## STORED DATA
— Begin —
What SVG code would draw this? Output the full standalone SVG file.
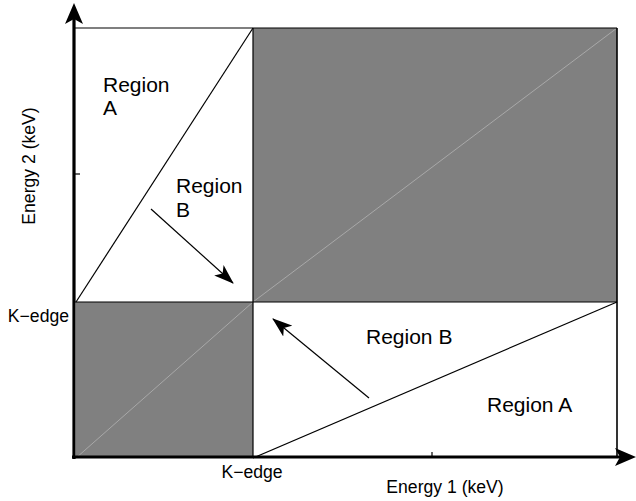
<svg xmlns="http://www.w3.org/2000/svg" width="636" height="501" viewBox="0 0 636 501">
<style>
.t{font-family:"Liberation Sans",Arial,sans-serif;fill:#000}
.big{font-size:21px}
.ax{font-size:17.6px}
.ln{stroke:#000;stroke-width:1.2;fill:none}
.gray{fill:#808080;stroke:none}
.diag{stroke:#a8a8a8;stroke-width:1;fill:none}
</style>
<defs>
<marker id="ah" viewBox="0 0 20 14" refX="19" refY="7" markerWidth="20" markerHeight="14" markerUnits="userSpaceOnUse" orient="auto">
<path d="M0,0 L20,7 L0,14 L5,7 Z" fill="#000"/>
</marker>
</defs>
<rect x="0" y="0" width="636" height="501" fill="#fff"/>
<g id="regions">
<rect class="gray" x="253" y="28" width="364" height="274"/>
<rect class="gray" x="76" y="302" width="177" height="156"/>
<line class="diag" x1="76" y1="458" x2="253" y2="302"/>
<line class="diag" x1="253" y1="302" x2="617" y2="28"/>
</g>
<g id="frame">
<line class="ln" x1="74" y1="28" x2="617" y2="28"/>
<line class="ln" x1="617" y1="28" x2="617" y2="458" style="stroke-width:1.6"/>
<line class="ln" x1="74" y1="302" x2="617" y2="302"/>
<line class="ln" x1="253" y1="28" x2="253" y2="458"/>
<line class="ln" x1="76" y1="302" x2="253" y2="28"/>
<line class="ln" x1="253" y1="458" x2="617" y2="302"/>
<line class="ln" x1="74" y1="174" x2="80" y2="174"/>
<line class="ln" x1="432" y1="452" x2="432" y2="458"/>
</g>
<g id="axes">
<line x1="74" y1="459" x2="74" y2="14" stroke="#000" stroke-width="3.2"/>
<path d="M74,3 L83,24 L74,19 L65,24 Z" fill="#000"/>
<line x1="72" y1="457" x2="624" y2="457" stroke="#000" stroke-width="3.2"/>
<path d="M636,457 L615,466 L620,457 L615,448 Z" fill="#000"/>
</g>
<g id="connectors">
<line class="ln" x1="151" y1="209" x2="233" y2="283" marker-end="url(#ah)"/>
<line class="ln" x1="369" y1="398" x2="273" y2="319" marker-end="url(#ah)"/>
</g>
<g id="labels">
<text class="t big" x="103" y="92">Region</text>
<text class="t big" x="103" y="115">A</text>
<text class="t big" x="176" y="193">Region</text>
<text class="t big" x="176" y="217">B</text>
<text class="t big" x="366" y="344">Region B</text>
<text class="t big" x="487" y="412">Region A</text>
<text class="t ax" x="69" y="322" text-anchor="end">K−edge</text>
<text class="t ax" x="252" y="478" text-anchor="middle">K−edge</text>
<text class="t ax" x="445" y="493" text-anchor="middle">Energy 1 (keV)</text>
<text class="t ax" transform="translate(35,166) rotate(-90)" text-anchor="middle">Energy 2 (keV)</text>
</g>
</svg>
— End —
## REQUEST
Every line should be retyped exactly, with the pictures omitted.

## COMPLETE OUTPUT
What SVG code would draw this? Output the full standalone SVG file.
<svg xmlns="http://www.w3.org/2000/svg" width="636" height="501" viewBox="0 0 636 501">
<style>
.t{font-family:"Liberation Sans",Arial,sans-serif;fill:#000}
.big{font-size:21px}
.ax{font-size:17.6px}
.ln{stroke:#000;stroke-width:1.2;fill:none}
.gray{fill:#808080;stroke:none}
.diag{stroke:#a8a8a8;stroke-width:1;fill:none}
</style>
<defs>
<marker id="ah" viewBox="0 0 20 14" refX="19" refY="7" markerWidth="20" markerHeight="14" markerUnits="userSpaceOnUse" orient="auto">
<path d="M0,0 L20,7 L0,14 L5,7 Z" fill="#000"/>
</marker>
</defs>
<rect x="0" y="0" width="636" height="501" fill="#fff"/>
<g id="regions">
<rect class="gray" x="253" y="28" width="364" height="274"/>
<rect class="gray" x="76" y="302" width="177" height="156"/>
<line class="diag" x1="76" y1="458" x2="253" y2="302"/>
<line class="diag" x1="253" y1="302" x2="617" y2="28"/>
</g>
<g id="frame">
<line class="ln" x1="74" y1="28" x2="617" y2="28"/>
<line class="ln" x1="617" y1="28" x2="617" y2="458" style="stroke-width:1.6"/>
<line class="ln" x1="74" y1="302" x2="617" y2="302"/>
<line class="ln" x1="253" y1="28" x2="253" y2="458"/>
<line class="ln" x1="76" y1="302" x2="253" y2="28"/>
<line class="ln" x1="253" y1="458" x2="617" y2="302"/>
<line class="ln" x1="74" y1="174" x2="80" y2="174"/>
<line class="ln" x1="432" y1="452" x2="432" y2="458"/>
</g>
<g id="axes">
<line x1="74" y1="459" x2="74" y2="14" stroke="#000" stroke-width="3.2"/>
<path d="M74,3 L83,24 L74,19 L65,24 Z" fill="#000"/>
<line x1="72" y1="457" x2="624" y2="457" stroke="#000" stroke-width="3.2"/>
<path d="M636,457 L615,466 L620,457 L615,448 Z" fill="#000"/>
</g>
<g id="connectors">
<line class="ln" x1="151" y1="209" x2="233" y2="283" marker-end="url(#ah)"/>
<line class="ln" x1="369" y1="398" x2="273" y2="319" marker-end="url(#ah)"/>
</g>
<g id="labels">
<text class="t big" x="103" y="92">Region</text>
<text class="t big" x="103" y="115">A</text>
<text class="t big" x="176" y="193">Region</text>
<text class="t big" x="176" y="217">B</text>
<text class="t big" x="366" y="344">Region B</text>
<text class="t big" x="487" y="412">Region A</text>
<text class="t ax" x="69" y="322" text-anchor="end">K−edge</text>
<text class="t ax" x="252" y="478" text-anchor="middle">K−edge</text>
<text class="t ax" x="445" y="493" text-anchor="middle">Energy 1 (keV)</text>
<text class="t ax" transform="translate(35,166) rotate(-90)" text-anchor="middle">Energy 2 (keV)</text>
</g>
</svg>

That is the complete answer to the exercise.